Written exercise: Which lines hold the word "that"? Show each of them.

Data block:
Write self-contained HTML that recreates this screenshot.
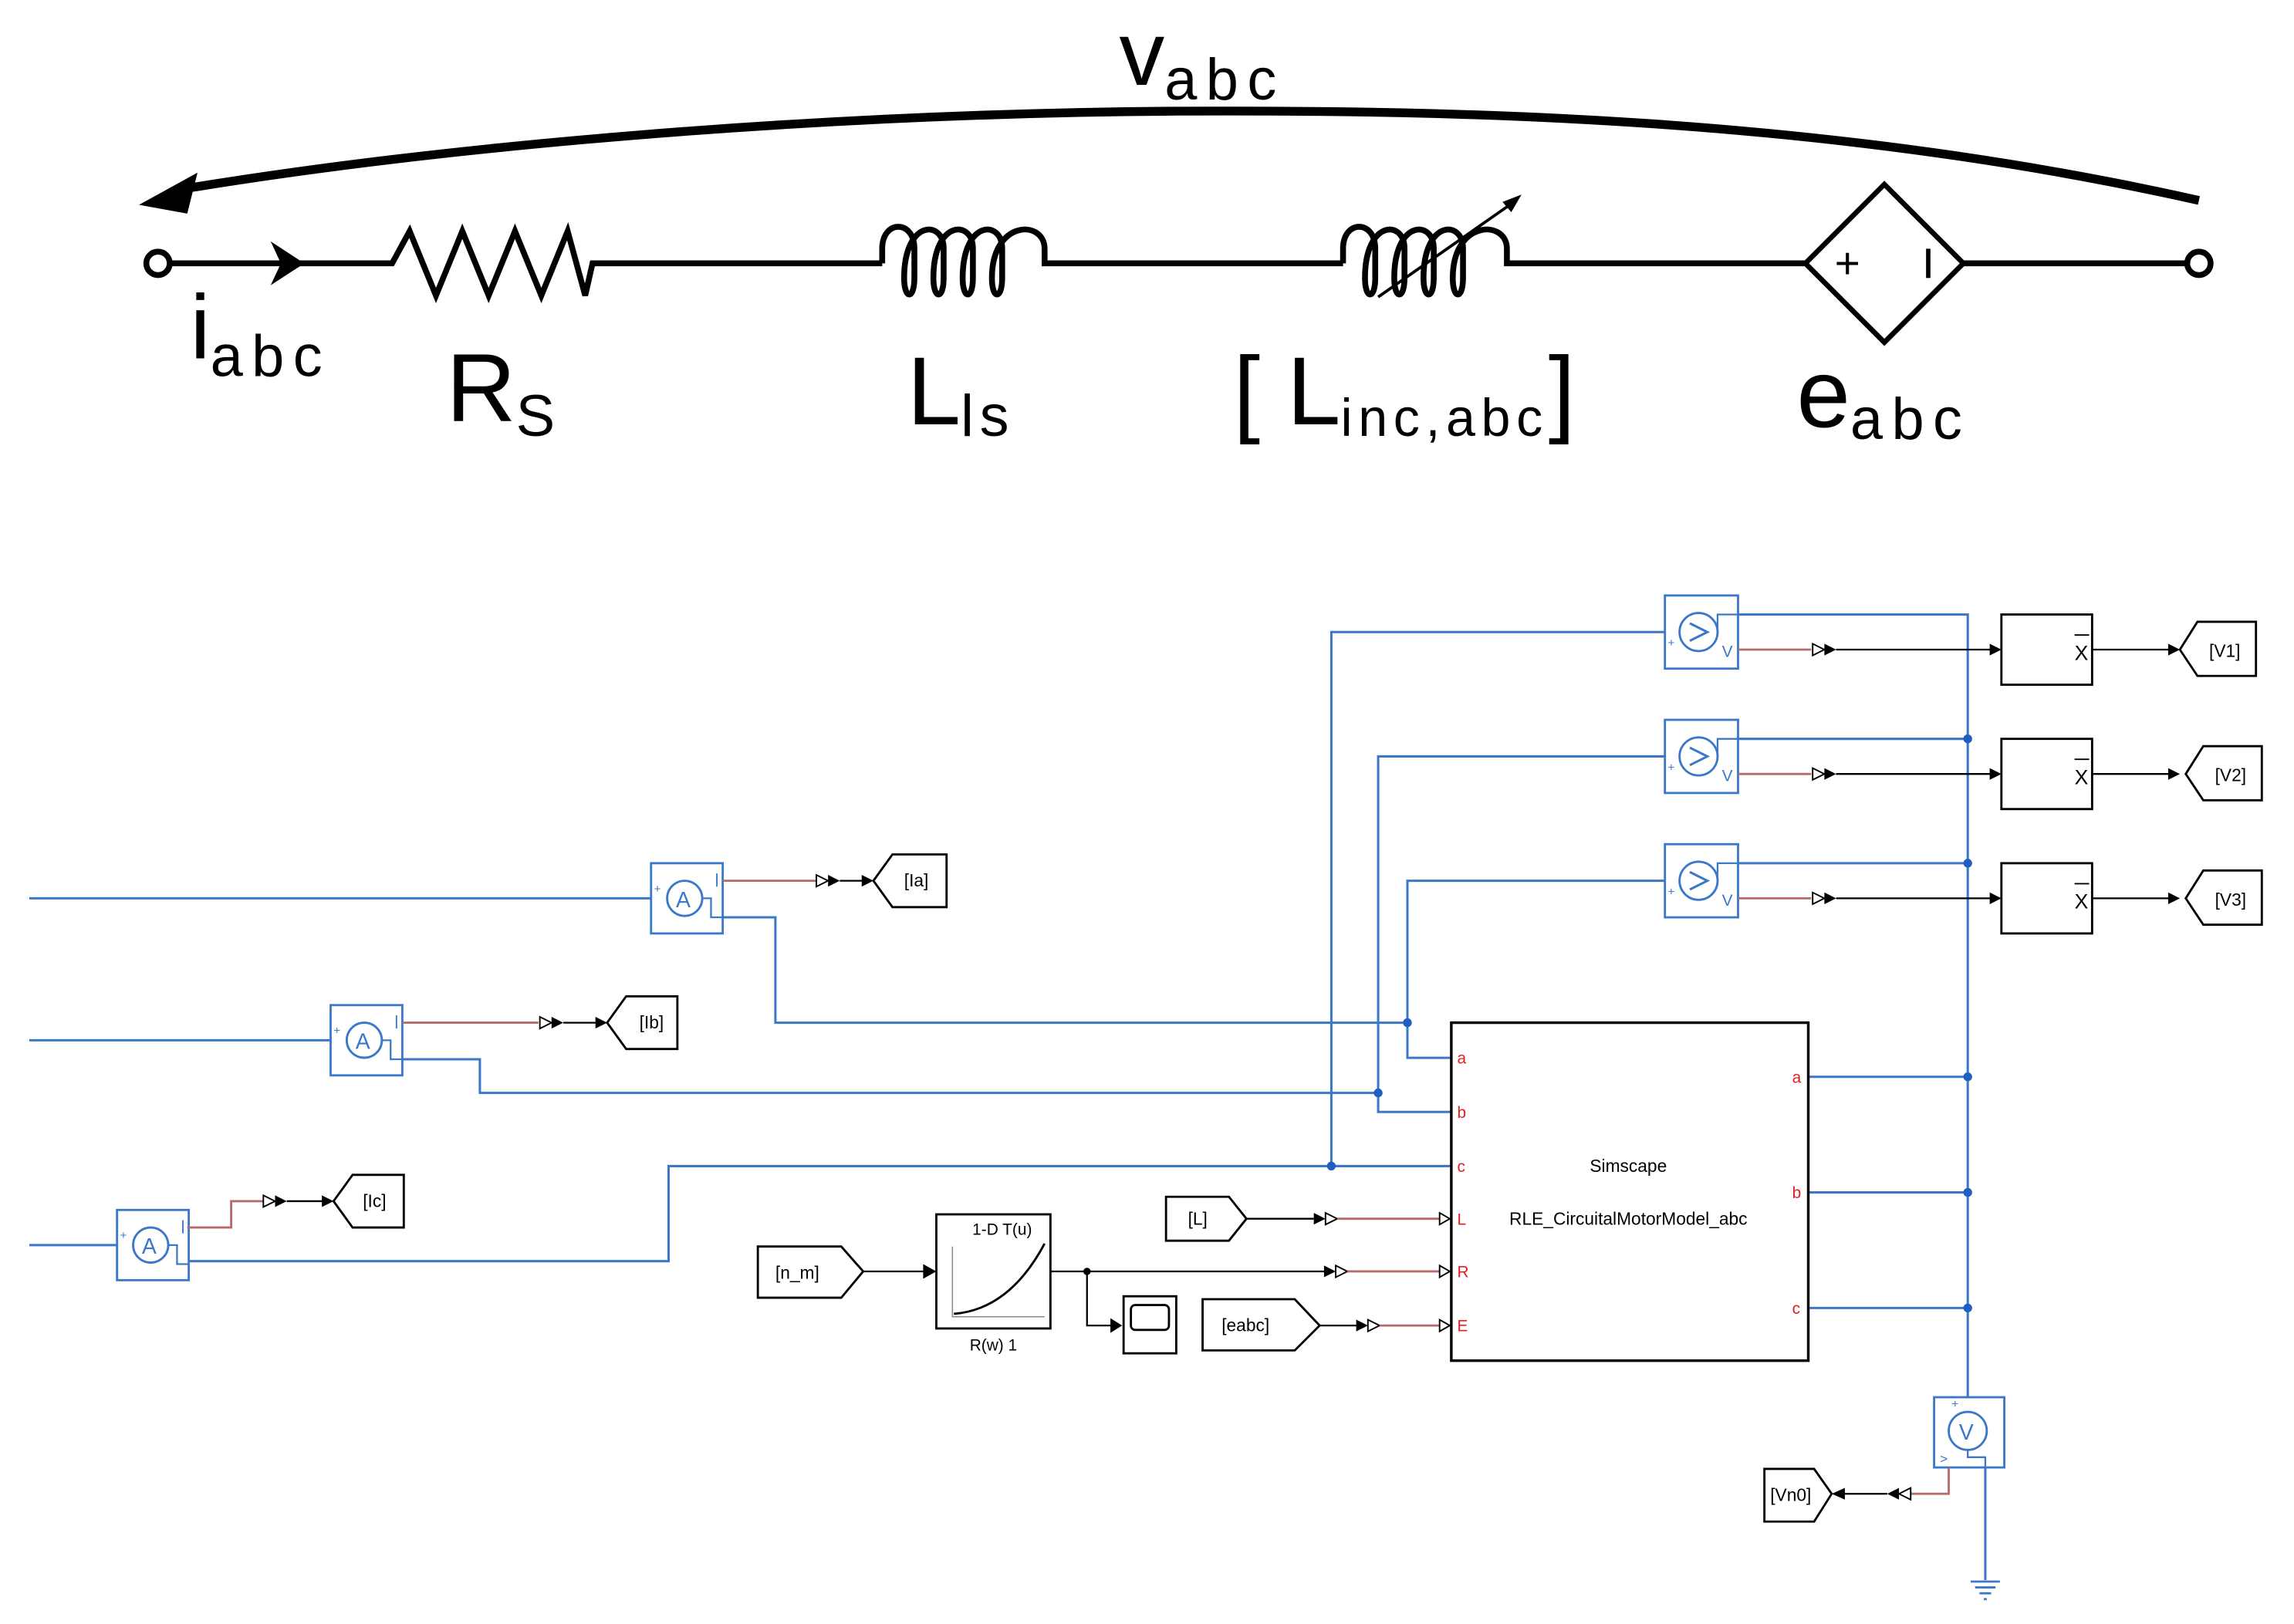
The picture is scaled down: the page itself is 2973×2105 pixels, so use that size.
<!DOCTYPE html>
<html><head><meta charset="utf-8"><style>
html,body{margin:0;padding:0;background:#fff}
svg{display:block}
text{font-family:"Liberation Sans",sans-serif}
</style></head><body>
<svg width="2973" height="2105" viewBox="0 0 1568 1110" preserveAspectRatio="none" xmlns="http://www.w3.org/2000/svg">
<defs>
<g id="dar"><polygon points="0,-4 8,0 0,4" fill="#fff" stroke="#000" stroke-width="1"/><polygon points="8,-4 16,0 8,4" fill="#000"/></g>
<g id="dal"><polygon points="0,-4 8,0 0,4" fill="#000"/><polygon points="8,-4 16,0 8,4" fill="#fff" stroke="#000" stroke-width="1"/></g>
</defs>
<g stroke="#000" stroke-width="4" fill="none">
<path d="M116,180 H268 L280,158 L298,202 L316,158 L334,202 L352,158 L370,202 L388,158 L400,202 L405,180 H603"/>
<path d="M603,180 V170 C603,150 625,150 625,170 V190 C625,205 618,205 618,190 C618,150 645,150 645,170 V190 C645,205 638,205 638,190 C638,150 665,150 665,170 V190 C665,205 658,205 658,190 C658,150 685,150 685,170 V190 C685,205 678,205 678,190 C678,150 714,150 714,170 V180 H918"/>
<path d="M918,180 V170 C918,150 940,150 940,170 V190 C940,205 933,205 933,190 C933,150 960,150 960,170 V190 C960,205 953,205 953,190 C953,150 980,150 980,170 V190 C980,205 973,205 973,190 C973,150 1000,150 1000,170 V190 C1000,205 993,205 993,190 C993,150 1030,150 1030,170 V180 H1235"/>
<path d="M1342,180 H1495"/>
<path d="M1288,126 L1342,180 L1288,234 L1234,180 Z" stroke-width="3.5"/>
<path d="M1503,137 C1250,80 1000,75 800,76 C550,78 300,100 120,130" stroke-width="6"/>
</g>
<line x1="942" y1="203" x2="1032" y2="140" stroke="#000" stroke-width="2"/>
<polygon points="1040,133 1027,138 1033,145" fill="#000"/>
<polygon points="95,140 135,118 128,146" fill="#000"/>
<polygon points="185,165 208,180 185,195 192,180" fill="#000"/>
<circle cx="108" cy="180" r="8" fill="#fff" stroke="#000" stroke-width="4"/>
<circle cx="1503" cy="180" r="8" fill="#fff" stroke="#000" stroke-width="4"/>
<text x="1254" y="190" font-size="30" fill="#000">+</text>
<line x1="1318" y1="170" x2="1318" y2="190" stroke="#000" stroke-width="3"/>
<g fill="#000" font-family="DejaVu Sans Condensed, DejaVu Sans, sans-serif">
<text x="765" y="58" font-size="62">v<tspan font-size="40" dy="10" letter-spacing="6">abc</tspan></text>
<text x="130" y="245" font-size="62">i<tspan font-size="40" dy="12" letter-spacing="6">abc</tspan></text>
<text x="305" y="288" font-size="66">R<tspan font-size="40" dy="10">S</tspan></text>
<text x="620" y="290" font-size="66">L<tspan font-size="40" dy="8" letter-spacing="4">ls</tspan></text>
<text x="843" y="290" font-size="66">[ L<tspan font-size="36" dy="8" letter-spacing="4">inc,abc</tspan><tspan dy="-8">]</tspan></text>
<text x="1228" y="292" font-size="66">e<tspan font-size="40" dy="8" letter-spacing="6">abc</tspan></text>
</g>

<g stroke="#3c78c8" stroke-width="1.6" fill="none">
<path d="M1138,432 H910 V797"/>
<path d="M1138,517 H942 V760 H992"/>
<path d="M1138,602 H962 V723 H992"/>
<path d="M1182,432 V420 H1345 V955"/>
<path d="M1182,517 V505 H1345"/>
<path d="M1182,602 V590 H1345"/>
<path d="M1236,736 H1345 M1236,815 H1345 M1236,894 H1345"/>
<path d="M20,614 H445 M488,620 V627 H530 V699 H962"/>
<path d="M20,711 H226 M269,717 V724 H328 V747 H942"/>
<path d="M20,851 H80 M122,857 V862 H457 V797 H992"/>
<path d="M1357,1003 V1080"/>
</g>
<g fill="#1f5fbf">
<circle cx="1345" cy="505" r="3"/><circle cx="1345" cy="590" r="3"/>
<circle cx="1345" cy="736" r="3"/><circle cx="1345" cy="815" r="3"/><circle cx="1345" cy="894" r="3"/>
<circle cx="962" cy="699" r="3"/><circle cx="942" cy="747" r="3"/><circle cx="910" cy="797" r="3"/>
</g>
<g stroke="#3c78c8" stroke-width="1.5"><line x1="1347" y1="1081" x2="1367" y2="1081"/><line x1="1350" y1="1085" x2="1364" y2="1085"/><line x1="1353" y1="1089" x2="1361" y2="1089"/><line x1="1356" y1="1093" x2="1358" y2="1093"/></g>

<g id="vs">
<rect x="1138" y="407" width="50" height="50" fill="#fff" stroke="#3c78c8" stroke-width="1.5"/>
<circle cx="1161" cy="432" r="13" fill="#fff" stroke="#3c78c8" stroke-width="1.5"/>
<path d="M1155,426 L1167,432 L1155,438" fill="none" stroke="#3c78c8" stroke-width="1.6"/>
<path d="M1174,432 V420 H1188" fill="none" stroke="#3c78c8" stroke-width="1.2"/>
<text x="1140" y="442" font-size="8" fill="#3c78c8">+</text>
<text x="1177" y="449" font-size="11" fill="#3c78c8">V</text>
</g>
<use href="#vs" y="85"/><use href="#vs" y="170"/>
<g id="vo">
<line x1="1188" y1="444" x2="1238" y2="444" stroke="#b86a6a" stroke-width="1.5"/>
<use href="#dar" x="1239" y="444"/>
<line x1="1255" y1="444" x2="1362" y2="444" stroke="#000" stroke-width="1.2"/>
<polygon points="1360,440 1368,444 1360,448" fill="#000"/>
<rect x="1368" y="420" width="62" height="48" fill="#fff" stroke="#000" stroke-width="1.5"/>
<line x1="1418" y1="434" x2="1428" y2="434" stroke="#000" stroke-width="1"/>
<text x="1418" y="451" font-size="14" fill="#000">X</text>
<line x1="1430" y1="444" x2="1484" y2="444" stroke="#000" stroke-width="1.2"/>
<polygon points="1482,440 1490,444 1482,448" fill="#000"/>
</g>
<use href="#vo" y="85"/><use href="#vo" y="170"/>
<g fill="#fff" stroke="#000" stroke-width="1.5">
<path d="M1490,444 L1502,425 H1542 V462 H1502 Z"/>
<path d="M1494,529 L1506,510 H1546 V547 H1506 Z"/>
<path d="M1494,614 L1506,595 H1546 V632 H1506 Z"/>
</g>
<g font-size="12" fill="#000">
<text x="1510" y="449">[V1]</text><text x="1514" y="534">[V2]</text><text x="1514" y="619">[V3]</text>
</g>

<g id="am">
<rect x="445" y="590" width="49" height="48" fill="#fff" stroke="#3c78c8" stroke-width="1.5"/>
<circle cx="468" cy="614" r="12" fill="#fff" stroke="#3c78c8" stroke-width="1.5"/>
<text x="462" y="620" font-size="15" fill="#3c78c8">A</text>
<path d="M480,614 H486 V627 H494" fill="none" stroke="#3c78c8" stroke-width="1.2"/>
<text x="447" y="610" font-size="8" fill="#3c78c8">+</text>
<line x1="490" y1="597" x2="490" y2="606" stroke="#3c78c8" stroke-width="1"/>
</g>
<use href="#am" x="-219" y="97"/><use href="#am" x="-365" y="237"/>
<g stroke="#b86a6a" stroke-width="1.5" fill="none">
<path d="M494,602 H558"/><path d="M275,699 H368"/><path d="M128,839 H158 V821 H180"/>
</g>
<use href="#dar" x="558" y="602"/><line x1="574" y1="602" x2="592" y2="602" stroke="#000" stroke-width="1.2"/><polygon points="589,598 597,602 589,606" fill="#000"/>
<use href="#dar" x="369" y="699"/><line x1="385" y1="699" x2="410" y2="699" stroke="#000" stroke-width="1.2"/><polygon points="407,695 415,699 407,703" fill="#000"/>
<use href="#dar" x="180" y="821"/><line x1="196" y1="821" x2="223" y2="821" stroke="#000" stroke-width="1.2"/><polygon points="220,817 228,821 220,825" fill="#000"/>
<g fill="#fff" stroke="#000" stroke-width="1.5">
<path d="M597,602 L610,584 H647 V620 H610 Z"/>
<path d="M415,699 L428,681 H463 V717 H428 Z"/>
<path d="M228,821 L241,803 H276 V839 H241 Z"/>
</g>
<g font-size="12" fill="#000"><text x="618" y="606">[Ia]</text><text x="437" y="703">[Ib]</text><text x="248" y="825">[Ic]</text></g>

<rect x="992" y="699" width="244" height="231" fill="#fff" stroke="#000" stroke-width="1.8"/>
<text x="1113" y="801" font-size="12" text-anchor="middle">Simscape</text>
<text x="1113" y="837" font-size="12" text-anchor="middle">RLE_CircuitalMotorModel_abc</text>
<g font-size="11" fill="#e02020">
<text x="996" y="727">a</text><text x="996" y="764">b</text><text x="996" y="801">c</text>
<text x="996" y="837">L</text><text x="996" y="873">R</text><text x="996" y="910">E</text>
<text x="1225" y="740">a</text><text x="1225" y="819">b</text><text x="1225" y="898">c</text>
</g>

<path d="M797,818 H840 L852,833 L840,848 H797 Z" fill="#fff" stroke="#000" stroke-width="1.5"/>
<text x="812" y="837" font-size="12">[L]</text>
<line x1="852" y1="833" x2="898" y2="833" stroke="#000" stroke-width="1.2"/>
<use href="#dal" x="898" y="833"/>
<line x1="914" y1="833" x2="984" y2="833" stroke="#b86a6a" stroke-width="1.5"/>
<polygon points="984,829 991,833 984,837" fill="#fff" stroke="#000"/>

<path d="M518,852 H575 L590,869 L575,887 H518 Z" fill="#fff" stroke="#000" stroke-width="1.5"/>
<text x="530" y="874" font-size="12">[n_m]</text>
<line x1="590" y1="869" x2="632" y2="869" stroke="#000" stroke-width="1.2"/>
<polygon points="631,864 640,869 631,874" fill="#000"/>
<rect x="640" y="830" width="78" height="78" fill="#fff" stroke="#000" stroke-width="1.5"/>
<text x="685" y="844" font-size="11" text-anchor="middle">1-D T(u)</text>
<path d="M651,852 V900 H714" fill="none" stroke="#888" stroke-width="0.8"/>
<path d="M652,898 Q690,895 714,850" fill="none" stroke="#000" stroke-width="1.5"/>
<text x="679" y="923" font-size="11" text-anchor="middle">R(w) 1</text>
<line x1="718" y1="869" x2="905" y2="869" stroke="#000" stroke-width="1.2"/>
<circle cx="743" cy="869" r="2.5" fill="#000"/>
<use href="#dal" x="905" y="869"/>
<line x1="921" y1="869" x2="984" y2="869" stroke="#b86a6a" stroke-width="1.5"/>
<polygon points="984,865 991,869 984,873" fill="#fff" stroke="#000"/>
<path d="M743,869 V906 H760" fill="none" stroke="#000" stroke-width="1.2"/>
<polygon points="759,901 767,906 759,911" fill="#000"/>
<rect x="768" y="886" width="36" height="39" fill="#fff" stroke="#000" stroke-width="1.5"/>
<rect x="773" y="892" width="26" height="17" rx="3" fill="#fff" stroke="#000" stroke-width="1.5"/>
<path d="M822,888 H885 L902,906 L885,923 H822 Z" fill="#fff" stroke="#000" stroke-width="1.5"/>
<text x="835" y="910" font-size="12">[eabc]</text>
<line x1="902" y1="906" x2="927" y2="906" stroke="#000" stroke-width="1.2"/>
<use href="#dal" x="927" y="906"/>
<line x1="943" y1="906" x2="984" y2="906" stroke="#b86a6a" stroke-width="1.5"/>
<polygon points="984,902 991,906 984,910" fill="#fff" stroke="#000"/>

<rect x="1322" y="955" width="48" height="48" fill="#fff" stroke="#3c78c8" stroke-width="1.5"/>
<circle cx="1345" cy="978" r="13" fill="#fff" stroke="#3c78c8" stroke-width="1.5"/>
<text x="1339" y="984" font-size="15" fill="#3c78c8">V</text>
<text x="1334" y="962" font-size="8" fill="#3c78c8">+</text>
<path d="M1345,991 V996 H1357 V1003" fill="none" stroke="#3c78c8" stroke-width="1.2"/>
<text x="1326" y="1000" font-size="9" fill="#3c78c8">&gt;</text>
<path d="M1332,1003 V1021 H1306" fill="none" stroke="#b86a6a" stroke-width="1.5"/>
<polygon points="1306,1017 1298,1021 1306,1025" fill="#fff" stroke="#000"/>
<polygon points="1298,1017 1290,1021 1298,1025" fill="#000"/>
<line x1="1290" y1="1021" x2="1258" y2="1021" stroke="#000" stroke-width="1.2"/>
<polygon points="1261,1017 1252,1021 1261,1025" fill="#000"/>
<path d="M1206,1004 H1240 L1252,1021 L1240,1040 H1206 Z" fill="#fff" stroke="#000" stroke-width="1.5"/>
<text x="1210" y="1026" font-size="12">[Vn0]</text>
</svg>
</body></html>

Result of this exercise:
Write self-contained HTML that recreates this screenshot.
The picture is scaled down: the page itself is 2973×2105 pixels, so use that size.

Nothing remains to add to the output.